Day 3 - anger

 I have been immersed in news. I can not quit reading it .  My thumb muscles have started to ache from scrolling page over page trying to figure out how tcan I fix my life to help us as a nation get better. 

How do I write a book about going to Mars when the population has gotten afraid to go to the grocery store. ?How did we become so fearful as a world that we can’t walk around smiling at friends and hugging families. It’s very discouraging trying to imagine how to create a book that celebrates humans abilities to have courage when your watching masked fear. 

I get consumed by politics and news and it’s unhealthy. I let it drag me down until not only my thumbs hurt but my souls drifts off wondering why we are even here and what the point of living is . Life has gotten so easy that we don’t remember what it’s like to bury our children or really even struggle here in the US. 

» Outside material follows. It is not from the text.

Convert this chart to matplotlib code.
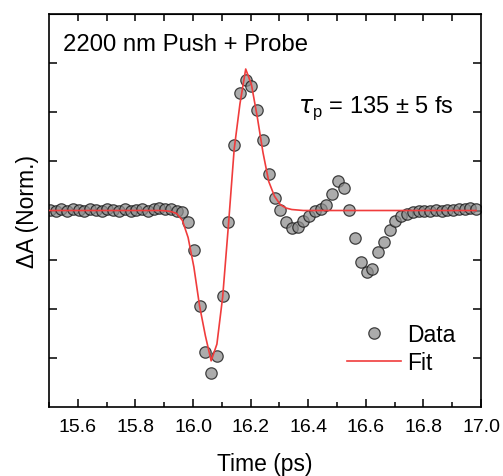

How do you remind people of this  , how do I remind myself of this ? How do you help them hug their family and listen to their gut ? How do share a story that says it is going to be very hard but you will preserve yourself by the sheer act of making it happen even if it hurts . 

 It’s days like today I wish I was on 100 acres with a cabin overlooking my horse grazing and didn’t know what the world was .. but then am I living my calling by tuning out the voice that shouts be a voice that tells others they should live their life , they should do things that make them afraid and do things that could potentially kill you.... 

I am unsure as I fight this constriction of  thoughts on what would make me happiest . I do believe that when you sit around wondering if your happy, those are your saddest moments.